Bangkok bombing suspect nabbed. Authorities in Thailand claim to have arrested a man who resembles the yellow-shirted fellow wanted for the Bangkok bombing that killed 20 this month. Prime Minister Prayuth Chan-ocha “said the man is a foreigner and was detained in eastern Thailand near the Cambodian border, one of several border crossings where authorities set up checkpoints,” AP reports.

In Somalia, al-Shabaab militants could be on the verge of capturing an African Union Mission in Somalia, or AMISOM, base some 60 miles south of Mogadishu after ramming a car bomb into the gates and bombing a nearby bridge to prevent troops from escaping, AP reports.
“Eye-witnesses said the Shebab had taken over the camp and were looting the weapons stores, but [AMISOM] insisted it was in control of the base,” AFP reports. “An AMISOM spokesman said the Janale camp was manned by up to 150 Ugandan soldiers but could not confirm any casualty figures as he was ‘still waiting details’ from the area commander.”
What prompted the attack? “The killing of seven civilians by Ugandan troops at a wedding in the town of Merka in July,” al-Shabab told AFP. “But the 22,000-strong AMISOM force has also made significant gains against the Shebab [since June], pushing them out of several strongholds in the southwest of the country.”

Back stateside, Senate Armed Services Committee leaders are indignant over “massive cost discrepancies in the [Air Force]’s cost estimates for the Long Range Strike Bomber program,” according to a letter Sens. John McCain, R-Ariz., chairman of the SASC, and Jack Reed, D-R.I., ranking member, sent to Defense Secretary Ash Carter last week, Military Times reports.
“The senators pushed for a detailed explanation of the 21 percent increase from the 2015-2024 period, as well as information about why the Air Force expects the corrected 10-year estimated costs to remain at $41.7 billion from FY 2015 to FY 2016 without any typical increases due to inflation and other factors. The senators also requested a detailed assessment of the impact to the LRS-B program of the increased cost estimates, as well as the Pentagon's ability to fund the program.”
But that’s not all. McCain and Reed also want “an explanation of how the 10-year cost estimate is calculated, how the error occurred, and what actions the Air Force plans to take to prevent future mistakes.”
McCain’s also none too pleased with continued delays and cost overruns on the Air Force’s KC-46A tanker program. “McCain’s remarks come just weeks after Boeing was forced yet again to postpone a key milestone of its tanker test plane. First flight of the aircraft has been repeatedly delayed over the past year: The milestone was initially scheduled for 2014, then pushed back to April, then postponed again to this summer.” That story, here.

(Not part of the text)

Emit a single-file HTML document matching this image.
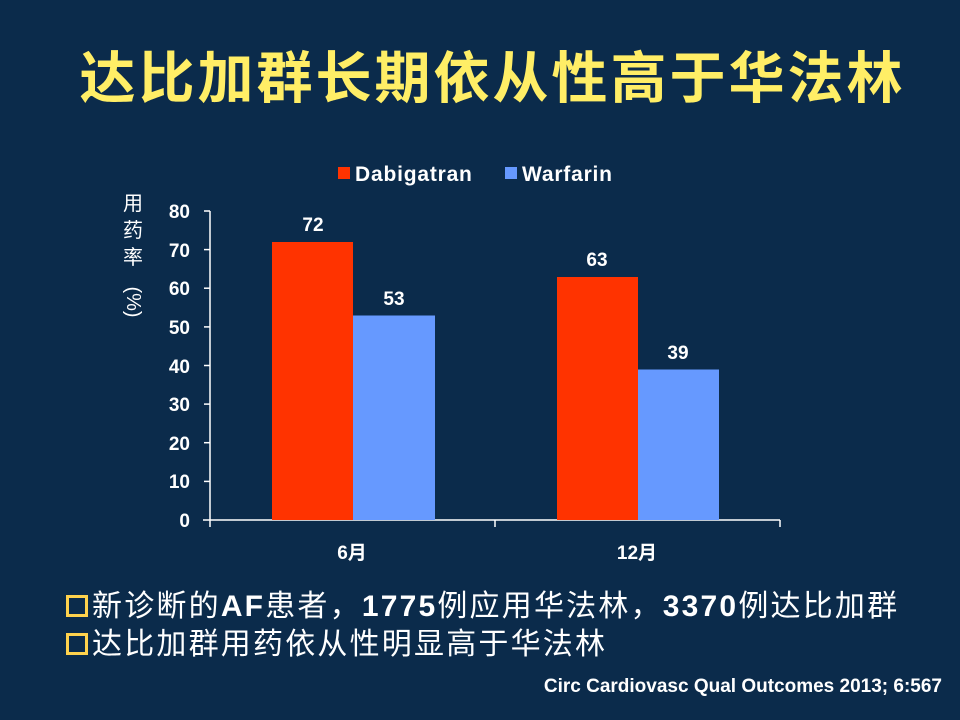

For those of you who spent time on Cyprus—and you know who you are—comes word that unification is looking more and more possible. “United Nations-sponsored talks on reunifying Cyprus, set to resume on Tuesday, have been advancing,” reports The New York Times. The article focuses on the island’s economic decay, dwindling population and stagnant state of affairs. It’s of serious interest to the tourism industry—and a few three-letter agencies around Washington, we’re sure.

Lastly today—In Iran, an old zinger returns. Don’t be fooled by the convergence of American and Iranian interests in battle against ISIS, Gen. Mohammad Ali Jafari, chief of Iran’s elite Revolutionary Guard, said this morning. The U.S. is “still the Great Satan,” AP reports Jafari as saying, adding that “‘the enmity against Iranian nation by the U.S. has not lessened and it has been increased.’ However, he reportedly said Iran is not worried about any military threat from the U.S.” So at least there’s that.